Later that night, we take a seat at the fine-dining restaurant at Stocks Sark, which has a heavy focus on fresh local produce. ‘Sark local’ is defined as being sourced from within a five-mile radius of the hotel, incorporating the exclusive three-mile territorial waters around Sark and the hotel’s own market garden, 250 metres from the back door of the kitchen. We feast on Sark lobster and cauliflower bisque, hand-dived Guernsey scallops, and Sark lamb and line-caught turbot, finishing off with a dark chocolate brownie and salted caramel fondant. The island certainly provides.
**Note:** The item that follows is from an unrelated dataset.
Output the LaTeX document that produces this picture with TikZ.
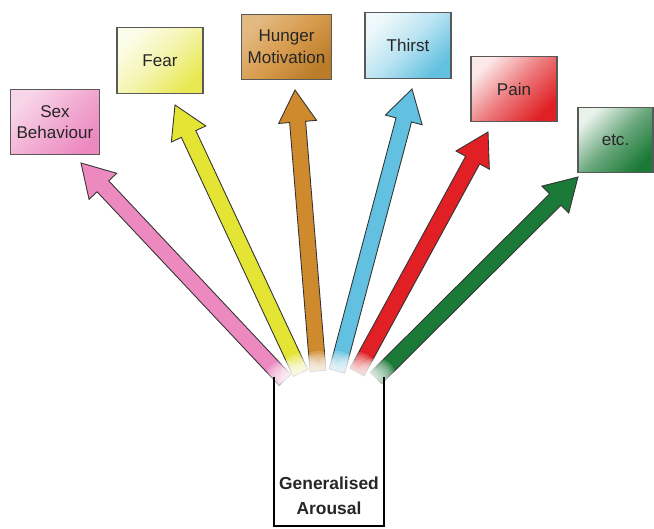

Cycling home, with only small headlamps to light our way – there are no street lights on Sark – the cool air on cheeks flushed with wine is exhilarating, It’s a clear night and thousands of stars sparkle overhead – Sark was designated as the World's First Dark Sky Island in 2011 and with no light pollution, the sky is endless.
When it’s time for us to leave. Andrew tells us of a local legend that says if you throw a flower into the wake of the ferry as you leave, you’ll return to Sark. He hands us two perfectly formed yellow blooms and leaves the rest to us. Onboard, the ferry swings around in a wide arc, preparing to trace a path to Guernsey. We slowly count to three and cast our wishes into the sea.